**Goal of the exercise**
Each line below must be set down exactly; omit any image you find.

**Material**
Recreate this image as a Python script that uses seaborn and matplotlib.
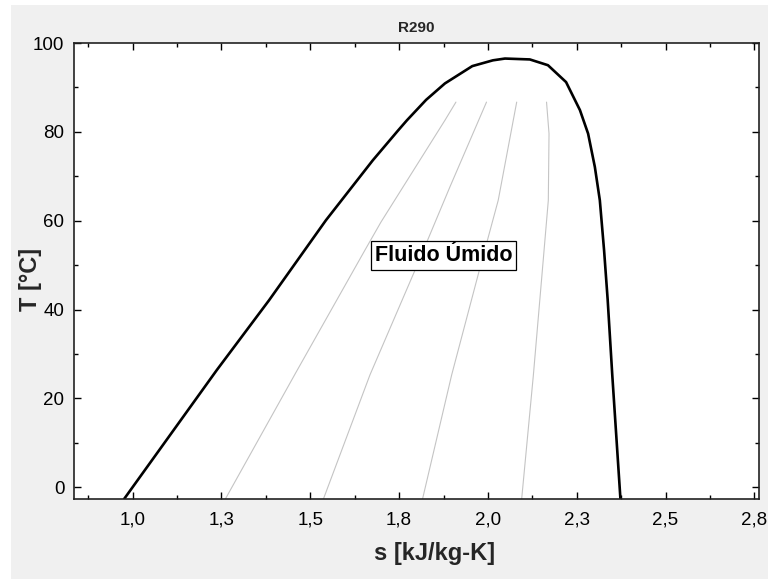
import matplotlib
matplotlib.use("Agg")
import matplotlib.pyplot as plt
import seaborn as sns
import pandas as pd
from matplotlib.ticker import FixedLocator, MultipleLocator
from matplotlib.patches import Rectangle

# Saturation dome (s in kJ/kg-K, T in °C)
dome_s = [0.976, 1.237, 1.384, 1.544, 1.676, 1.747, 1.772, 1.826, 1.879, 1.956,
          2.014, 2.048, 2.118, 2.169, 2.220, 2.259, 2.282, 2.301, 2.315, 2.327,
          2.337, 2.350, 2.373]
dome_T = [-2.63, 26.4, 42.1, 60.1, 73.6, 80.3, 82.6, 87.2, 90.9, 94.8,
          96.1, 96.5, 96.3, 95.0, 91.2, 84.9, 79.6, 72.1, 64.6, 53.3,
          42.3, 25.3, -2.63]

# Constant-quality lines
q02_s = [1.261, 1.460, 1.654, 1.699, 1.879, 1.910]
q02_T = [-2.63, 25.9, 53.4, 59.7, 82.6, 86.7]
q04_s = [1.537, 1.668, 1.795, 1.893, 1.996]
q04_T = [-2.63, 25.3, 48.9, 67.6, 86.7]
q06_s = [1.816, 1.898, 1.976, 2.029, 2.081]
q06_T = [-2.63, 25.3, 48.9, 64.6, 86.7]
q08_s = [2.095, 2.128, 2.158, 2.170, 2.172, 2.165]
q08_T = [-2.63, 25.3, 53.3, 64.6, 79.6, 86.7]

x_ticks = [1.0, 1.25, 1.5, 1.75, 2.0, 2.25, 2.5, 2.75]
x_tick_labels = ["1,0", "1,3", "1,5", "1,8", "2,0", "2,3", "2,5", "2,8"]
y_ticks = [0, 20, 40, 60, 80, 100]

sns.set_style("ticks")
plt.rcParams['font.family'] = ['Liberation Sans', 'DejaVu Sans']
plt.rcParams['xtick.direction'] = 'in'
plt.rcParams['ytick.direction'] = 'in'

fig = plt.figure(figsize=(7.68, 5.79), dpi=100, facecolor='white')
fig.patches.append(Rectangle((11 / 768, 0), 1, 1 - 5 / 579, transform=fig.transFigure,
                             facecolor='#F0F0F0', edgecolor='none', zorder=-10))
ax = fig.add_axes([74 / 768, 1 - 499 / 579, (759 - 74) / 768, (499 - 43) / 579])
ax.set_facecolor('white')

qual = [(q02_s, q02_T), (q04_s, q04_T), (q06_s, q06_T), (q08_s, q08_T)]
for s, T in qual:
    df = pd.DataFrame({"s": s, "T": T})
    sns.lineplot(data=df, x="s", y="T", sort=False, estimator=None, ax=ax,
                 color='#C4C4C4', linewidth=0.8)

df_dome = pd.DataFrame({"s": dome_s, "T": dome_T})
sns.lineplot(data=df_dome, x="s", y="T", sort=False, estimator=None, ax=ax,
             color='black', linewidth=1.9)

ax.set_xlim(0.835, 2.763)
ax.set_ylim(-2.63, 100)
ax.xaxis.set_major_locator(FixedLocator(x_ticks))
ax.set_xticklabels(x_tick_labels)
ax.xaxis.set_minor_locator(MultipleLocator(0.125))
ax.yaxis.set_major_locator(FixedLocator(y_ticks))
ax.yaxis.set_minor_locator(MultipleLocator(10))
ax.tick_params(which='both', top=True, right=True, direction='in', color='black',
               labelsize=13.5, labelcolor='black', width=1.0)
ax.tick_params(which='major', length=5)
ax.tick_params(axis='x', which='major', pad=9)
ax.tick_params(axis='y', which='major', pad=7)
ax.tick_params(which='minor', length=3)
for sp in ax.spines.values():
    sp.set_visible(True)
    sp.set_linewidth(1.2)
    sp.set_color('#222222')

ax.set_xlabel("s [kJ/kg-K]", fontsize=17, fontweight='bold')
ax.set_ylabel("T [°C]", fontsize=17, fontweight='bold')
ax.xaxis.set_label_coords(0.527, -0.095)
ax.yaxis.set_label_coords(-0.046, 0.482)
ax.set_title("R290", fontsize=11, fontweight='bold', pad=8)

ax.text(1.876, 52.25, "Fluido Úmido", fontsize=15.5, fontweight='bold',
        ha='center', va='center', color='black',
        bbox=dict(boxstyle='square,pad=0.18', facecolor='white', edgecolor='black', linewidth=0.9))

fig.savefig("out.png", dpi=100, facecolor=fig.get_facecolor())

**Exercise response**
Recreate this image as a Python script that uses seaborn and matplotlib.
import matplotlib
matplotlib.use("Agg")
import matplotlib.pyplot as plt
import seaborn as sns
import pandas as pd
from matplotlib.ticker import FixedLocator, MultipleLocator
from matplotlib.patches import Rectangle

# Saturation dome (s in kJ/kg-K, T in °C)
dome_s = [0.976, 1.237, 1.384, 1.544, 1.676, 1.747, 1.772, 1.826, 1.879, 1.956,
          2.014, 2.048, 2.118, 2.169, 2.220, 2.259, 2.282, 2.301, 2.315, 2.327,
          2.337, 2.350, 2.373]
dome_T = [-2.63, 26.4, 42.1, 60.1, 73.6, 80.3, 82.6, 87.2, 90.9, 94.8,
          96.1, 96.5, 96.3, 95.0, 91.2, 84.9, 79.6, 72.1, 64.6, 53.3,
          42.3, 25.3, -2.63]

# Constant-quality lines
q02_s = [1.261, 1.460, 1.654, 1.699, 1.879, 1.910]
q02_T = [-2.63, 25.9, 53.4, 59.7, 82.6, 86.7]
q04_s = [1.537, 1.668, 1.795, 1.893, 1.996]
q04_T = [-2.63, 25.3, 48.9, 67.6, 86.7]
q06_s = [1.816, 1.898, 1.976, 2.029, 2.081]
q06_T = [-2.63, 25.3, 48.9, 64.6, 86.7]
q08_s = [2.095, 2.128, 2.158, 2.170, 2.172, 2.165]
q08_T = [-2.63, 25.3, 53.3, 64.6, 79.6, 86.7]

x_ticks = [1.0, 1.25, 1.5, 1.75, 2.0, 2.25, 2.5, 2.75]
x_tick_labels = ["1,0", "1,3", "1,5", "1,8", "2,0", "2,3", "2,5", "2,8"]
y_ticks = [0, 20, 40, 60, 80, 100]

sns.set_style("ticks")
plt.rcParams['font.family'] = ['Liberation Sans', 'DejaVu Sans']
plt.rcParams['xtick.direction'] = 'in'
plt.rcParams['ytick.direction'] = 'in'

fig = plt.figure(figsize=(7.68, 5.79), dpi=100, facecolor='white')
fig.patches.append(Rectangle((11 / 768, 0), 1, 1 - 5 / 579, transform=fig.transFigure,
                             facecolor='#F0F0F0', edgecolor='none', zorder=-10))
ax = fig.add_axes([74 / 768, 1 - 499 / 579, (759 - 74) / 768, (499 - 43) / 579])
ax.set_facecolor('white')

qual = [(q02_s, q02_T), (q04_s, q04_T), (q06_s, q06_T), (q08_s, q08_T)]
for s, T in qual:
    df = pd.DataFrame({"s": s, "T": T})
    sns.lineplot(data=df, x="s", y="T", sort=False, estimator=None, ax=ax,
                 color='#C4C4C4', linewidth=0.8)

df_dome = pd.DataFrame({"s": dome_s, "T": dome_T})
sns.lineplot(data=df_dome, x="s", y="T", sort=False, estimator=None, ax=ax,
             color='black', linewidth=1.9)

ax.set_xlim(0.835, 2.763)
ax.set_ylim(-2.63, 100)
ax.xaxis.set_major_locator(FixedLocator(x_ticks))
ax.set_xticklabels(x_tick_labels)
ax.xaxis.set_minor_locator(MultipleLocator(0.125))
ax.yaxis.set_major_locator(FixedLocator(y_ticks))
ax.yaxis.set_minor_locator(MultipleLocator(10))
ax.tick_params(which='both', top=True, right=True, direction='in', color='black',
               labelsize=13.5, labelcolor='black', width=1.0)
ax.tick_params(which='major', length=5)
ax.tick_params(axis='x', which='major', pad=9)
ax.tick_params(axis='y', which='major', pad=7)
ax.tick_params(which='minor', length=3)
for sp in ax.spines.values():
    sp.set_visible(True)
    sp.set_linewidth(1.2)
    sp.set_color('#222222')

ax.set_xlabel("s [kJ/kg-K]", fontsize=17, fontweight='bold')
ax.set_ylabel("T [°C]", fontsize=17, fontweight='bold')
ax.xaxis.set_label_coords(0.527, -0.095)
ax.yaxis.set_label_coords(-0.046, 0.482)
ax.set_title("R290", fontsize=11, fontweight='bold', pad=8)

ax.text(1.876, 52.25, "Fluido Úmido", fontsize=15.5, fontweight='bold',
        ha='center', va='center', color='black',
        bbox=dict(boxstyle='square,pad=0.18', facecolor='white', edgecolor='black', linewidth=0.9))

fig.savefig("out.png", dpi=100, facecolor=fig.get_facecolor())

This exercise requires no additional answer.